Given is a natural number $n > 5$. On a circular strip of paper is written a sequence of zeros and ones. For each sequence $w$ of $n$ zeros and ones we count the number of ways to cut out a fragment from the strip on which is written $w$. It turned out that the largest number $M$ is achieved for the sequence $11 00...0$ ($n-2$ zeros) and the smallest - for the sequence $00...011$ ($n-2$ zeros). Prove that there is another sequence of $n$ zeros and ones that occurs exactly $M$ times.
Problem
Source: All-Russian 2022 10.6
Tags: combinatorics, All Russian Olympiad, Binary
VicKmath7
20.04.2022 20:38
Sketch of the official solution: Let $N$ be the number of appearances of a string $x=100...01$, where the zeros are at least $n-2$. Let $N_{0x}$ denote the number of appearances of $0x$, similarly for $1x, x1, x0$. Note that $N_{0x}+N_{1x}=N_{x0}+N_{x1}=N$, $N_{1x}=M$, $N_{x1} \leq N_{0x}$, so $N_{x0}=M$.

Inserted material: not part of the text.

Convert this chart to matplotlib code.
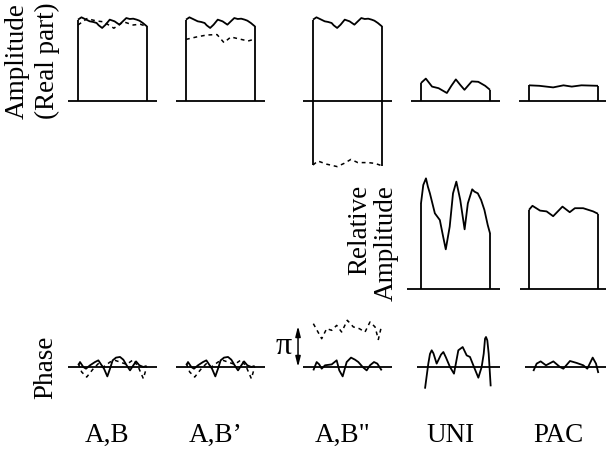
import numpy as np
import matplotlib
matplotlib.use("Agg")
import matplotlib.pyplot as plt

plt.rcParams['font.family'] = ['Liberation Serif', 'DejaVu Serif']

# --- datos -----------------------------------------------------------------
labels = ['A,B', 'A,B\u2019', 'A,B"', 'UNI', 'PAC']

# amplitud (parte real), curva continua comun a A,B / A,B' / A,B"
amp_t = [0, 0.05, 0.12, 0.17, 0.22, 0.27, 0.30, 0.35, 0.40, 0.46, 0.53,
         0.60, 0.65, 0.70, 0.75, 0.80, 0.85, 0.89, 0.94, 0.98, 1.0]
amp_solid = [1.017, 1.046, 1.017, 0.996, 0.988, 0.975, 0.946, 0.913, 0.954,
             1.017, 0.996, 0.954, 0.996, 1.037, 1.025, 1.029, 1.017, 1.004,
             0.975, 0.946, 0.933]

ab_dash_t = [0, 0.13, 0.27, 0.37, 0.52, 0.66, 0.80, 0.90, 0.97]
ab_dash = [0.95, 1.03, 1.00, 0.99, 0.91, 0.99, 0.95, 0.96, 0.94]

abp_dash_t = [0, 0.15, 0.30, 0.45, 0.55, 0.65, 0.80, 0.90, 1.0]
abp_dash = [0.77, 0.80, 0.825, 0.83, 0.73, 0.80, 0.77, 0.75, 0.775]

abpp_dash_t = [0, 0.07, 0.20, 0.35, 0.45, 0.55, 0.65, 0.80, 0.90, 1.0]
abpp_dash = [-0.80, -0.75, -0.79, -0.82, -0.78, -0.73, -0.77, -0.77, -0.78, -0.81]

uni_amp_t = [0, 0.07, 0.16, 0.255, 0.375, 0.44, 0.505, 0.57, 0.63, 0.68,
             0.736, 0.83, 0.93, 1.0]
uni_amp = [0.225, 0.28, 0.18, 0.16, 0.10, 0.19, 0.27, 0.20, 0.14, 0.19,
           0.245, 0.24, 0.19, 0.14]

pac_amp_t = [0, 0.15, 0.35, 0.50, 0.62, 0.76, 1.0]
pac_amp = [0.196, 0.19, 0.17, 0.196, 0.18, 0.196, 0.19]

# amplitud relativa
uni_rel_t = [0, 0.033, 0.072, 0.10, 0.129, 0.201, 0.273, 0.321, 0.359, 0.416,
             0.464, 0.512, 0.569, 0.632, 0.679, 0.742, 0.775, 0.823, 0.871,
             0.919, 0.967, 1.0]
uni_rel = [1.071, 1.30, 1.383, 1.279, 1.196, 0.946, 0.862, 0.654, 0.496, 0.779,
           1.196, 1.342, 1.113, 0.746, 1.071, 1.246, 1.217, 1.196, 1.113,
           0.988, 0.80, 0.696]

pac_rel_t = [0, 0.05, 0.16, 0.255, 0.35, 0.485, 0.59, 0.665, 0.785, 0.93, 1.0]
pac_rel = [0.99, 1.04, 0.98, 0.97, 0.91, 1.03, 0.96, 1.01, 1.01, 0.97, 0.94]

# fase (radianes)
ab_ph_t = [0.005, 0.029, 0.077, 0.116, 0.174, 0.246, 0.295, 0.343, 0.377,
           0.425, 0.464, 0.502, 0.551, 0.609, 0.657, 0.705, 0.754, 0.802,
           0.841, 0.889, 0.947, 0.995]
ab_ph = [0.13, 0.38, 0, -0.13, 0.13, 0.38, 0.51, 0.13, -0.13, -0.72, -0.13,
         0.51, 0.72, 0.77, 0.56, 0.13, -0.26, 0.13, 0.43, 0.13, 0, 0.08]

ab_ph_dash_t = [0.005, 0.053, 0.126, 0.222, 0.295, 0.367, 0.464, 0.536,
                0.609, 0.705, 0.802, 0.874, 0.947, 0.995]
ab_ph_dash = [0.26, -0.38, -0.77, -0.13, 0.26, 0, 0.38, 0.51, 0.38, 0.2,
              0.56, 0, -0.89, 0]

abpp_ph_t = [0.005, 0.053, 0.09, 0.126, 0.174, 0.271, 0.343, 0.381, 0.430,
             0.468, 0.488, 0.551, 0.609, 0.657, 0.720, 0.778, 0.826, 0.884,
             0.932, 0.995]
abpp_ph = [-0.26, 0.38, 0.2, -0.13, 0.13, 0.20, 0.51, -0.26, -0.72, 0, 0.38,
           0.72, 0.56, 0.38, 0, -0.26, 0.13, 0.38, 0.26, -0.26]

abpp_ph_dash_t = [0.005, 0.126, 0.198, 0.271, 0.343, 0.415, 0.497, 0.585,
                  0.671, 0.754, 0.826, 0.899, 0.947, 0.995]
abpp_ph_dash = [3.32, 2.17, 2.94, 2.81, 3.19, 2.68, 3.58, 3.07, 2.94, 2.68,
                3.45, 3.07, 2.11, 3.19]

uni_ph_t = [0.058, 0.106, 0.13, 0.155, 0.18, 0.227, 0.29, 0.324, 0.36, 0.42,
            0.478, 0.541, 0.604, 0.662, 0.71, 0.768, 0.831, 0.879, 0.909,
            0.928, 0.942, 0.961, 0.981, 1.01]
uni_ph = [-1.66, 0.26, 1.0, 1.28, 1.05, 0.26, 0.95, 1.15, 0.75, 0, -0.51,
          1.28, 1.53, 0.89, 0.77, 0, -0.82, 0, 1.02, 2.17, 2.30, 2.04, 1.02,
          -1.48]

pac_ph_t = [0.063, 0.111, 0.169, 0.246, 0.353, 0.449, 0.498, 0.594, 0.691,
            0.787, 0.845, 0.923, 0.971, 1.005]
pac_ph = [-0.31, 0.26, 0.43, 0.13, 0.43, 0, -0.13, 0.46, 0.31, 0.13, -0.13,
          0.72, 0.26, -0.46]

# --- disposicion (en pixeles de la imagen) --------------------------------
W_PX, H_PX = 606, 450
BOX_LEFT = [78, 186, 313, 421, 529]
BOX_W = 69
AMP_BASE, REL_BASE, PH_BASE = 101, 289, 367
AMP_SCALE = 80.0          # px por unidad de amplitud
PH_SCALE = 41.0 / np.pi   # px por radian (pi = 41 px)

fig = plt.figure(figsize=(6.06, 4.5), dpi=100)

LW = 1.3
DASH = (0, (2.5, 2.5))


def panel(col, base, scale, top, bottom):
    L = BOX_LEFT[col]
    lp, rp = L - 30, L + BOX_W + 30
    ax = fig.add_axes([lp / W_PX, 1 - bottom / H_PX,
                       (rp - lp) / W_PX, (bottom - top) / H_PX])
    ax.set_xlim((lp - L) / BOX_W, (rp - L) / BOX_W)
    ax.set_ylim((base - bottom) / scale, (base - top) / scale)
    ax.axis('off')
    return ax


def line(ax, x, y, dashed=False):
    ax.plot(x, y, color='black', lw=1.1 if dashed else LW,
            linestyle=DASH if dashed else '-', clip_on=False,
            solid_joinstyle='round', solid_capstyle='butt')


def box(ax, t, v, ext, low=(0, 0)):
    line(ax, ext, [0, 0])
    line(ax, t, v)
    line(ax, [t[0], t[0]], [low[0], v[0]])
    line(ax, [t[-1], t[-1]], [low[1], v[-1]])


# fila 1: amplitud (parte real)
ax = panel(0, AMP_BASE, AMP_SCALE, 0, 175)
box(ax, amp_t, amp_solid, [-0.145, 1.145])
line(ax, ab_dash_t, ab_dash, dashed=True)

ax = panel(1, AMP_BASE, AMP_SCALE, 0, 175)
box(ax, amp_t, amp_solid, [-0.145, 1.145])
line(ax, abp_dash_t, abp_dash, dashed=True)

ax = panel(2, AMP_BASE, AMP_SCALE, 0, 175)
box(ax, amp_t, amp_solid, [-0.145, 1.145], low=(abpp_dash[0], abpp_dash[-1]))
line(ax, abpp_dash_t, abpp_dash, dashed=True)

ax = panel(3, AMP_BASE, AMP_SCALE, 0, 175)
box(ax, uni_amp_t, uni_amp, [-0.145, 1.145])

ax = panel(4, AMP_BASE, AMP_SCALE, 0, 175)
box(ax, pac_amp_t, pac_amp, [-0.145, 1.12])

# fila 2: amplitud relativa
ax = panel(3, REL_BASE, AMP_SCALE, 170, 300)
box(ax, uni_rel_t, uni_rel, [-0.2, 1.145])

ax = panel(4, REL_BASE, AMP_SCALE, 170, 300)
box(ax, pac_rel_t, pac_rel, [-0.13, 1.12])

# fila 3: fase
for col in (0, 1):
    ax = panel(col, PH_BASE, PH_SCALE, 300, 400)
    line(ax, [-0.145, 1.145], [0, 0])
    line(ax, ab_ph_t, ab_ph)
    line(ax, ab_ph_dash_t, ab_ph_dash, dashed=True)

ax = panel(2, PH_BASE, PH_SCALE, 300, 400)
line(ax, [-0.145, 1.145], [0, 0])
line(ax, abpp_ph_t, abpp_ph)
line(ax, abpp_ph_dash_t, abpp_ph_dash, dashed=True)
ax.annotate('', xy=(-0.217, np.pi), xytext=(-0.217, 0),
            arrowprops=dict(arrowstyle='<|-|>,head_length=0.6,head_width=0.15',
                            color='black', lw=1.1, mutation_scale=10,
                            shrinkA=0, shrinkB=0),
            annotation_clip=False)

ax = panel(3, PH_BASE, PH_SCALE, 300, 400)
line(ax, [-0.06, 1.14], [0, 0])
line(ax, uni_ph_t, uni_ph)

ax = panel(4, PH_BASE, PH_SCALE, 300, 400)
line(ax, [-0.06, 1.12], [0, 0])
line(ax, pac_ph_t, pac_ph)


# --- textos ----------------------------------------------------------------
def ftext(x, y, s, **kw):
    fig.text(x / W_PX, 1 - y / H_PX, s, **kw)


FS = 19.5
ftext(17, 61, 'Amplitude', rotation=90, ha='center', va='center', fontsize=FS)
ftext(47, 61, '(Real part)', rotation=90, ha='center', va='center', fontsize=FS)
ftext(360, 185, 'Relative', rotation=90, ha='center', va='top', fontsize=FS)
ftext(386, 185, 'Amplitude', rotation=90, ha='center', va='top', fontsize=FS)
ftext(46, 367, 'Phase', rotation=90, ha='center', va='center', fontsize=FS)
ftext(284, 347, '\u03c0', ha='center', va='center', fontsize=23)

for col, lab in enumerate(labels):
    ftext(BOX_LEFT[col] + BOX_W / 2 - 5, 435, lab, ha='center', va='center',
          fontsize=FS)

fig.savefig('out.png', dpi=100)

I find this a bit similar to ISL 2011 C6 - see the beginning of the official solution given in the shortlist.
starchan
20.03.2023 11:31
cute
Suppose there are $a_1$ 0s followed by $b_1$ 1s followed by $a_2$ 0s and so on until we reach $b_k$ 1s and complete the loop. Suppose there are $m$ occurences of $00\dots11$ where there are $n-2$ zeroes. Observe that if $k = 1$, then we have $m = M$ and any string of length $n$ must appear exactly $M$ times, so done. Henceforth, we assume $k > 1$. For a statement $X$, define it's truth as $1_X$ where $1_X = 0$ if $X$ is false and $1$ otherwise. The point is to observe that the string $00\dots 11$ appears precisely when the string of zeroes contains at least $n-2$ zeroes and the following string of ones contains at least $2$ ones. This implies that \[m = \sum_{i} (1_{a_i \geqslant (n-2)} \cdot 1_{b_i \geqslant 2}) \]and similarily \[M = \sum_{i} (1_{a_i \geqslant (n-2)} \cdot 1_{b_{i-1} \geqslant 2})\]where the sum is over $i \in \mathbb{Z}/k\mathbb{Z}$ and we read indices modulo $k$. Because $1_X + 1_{X'} = 1$, we have \[m = \sum_{i} 1_{a_i \geqslant (n-2)} - \sum_{i} 1_{a_i \geqslant (n-2)} \cdot 1_{b_i = 1}\]and similarily \[M = \sum_{i} 1_{a_i \geqslant (n-2)} - \sum_{i} 1_{a_i \geqslant (n-2)} \cdot 1_{b_{i-1} = 1}\]Now the trick is to observe that $\sum_{i} 1_{a_i \geqslant (n-2)} \cdot 1_{b_i = 1}$ is simply counting the number of occurences of the string $0000\dots 10$ where there are $n-1$ zeroes, and similarily $\sum_{i} 1_{a_i \geqslant (n-2)} \cdot 1_{b_{i-1} = 1}$ is counting the number of occurences of the string $0100\dots 0$ (there are $n-1$ zeroes). Denoting the counts of occurences of these strings by $X_1, X_2$ respectively, we obtain that $M-m = X_1-X_2$. Because $X_1-X_2 \leqslant M+(-m) = M-m$, equality must hold everywhere and we have $X_1 = M, X_2 = m$.
In particular the string $0\dots010$ appears exactly $M$ times and we are done.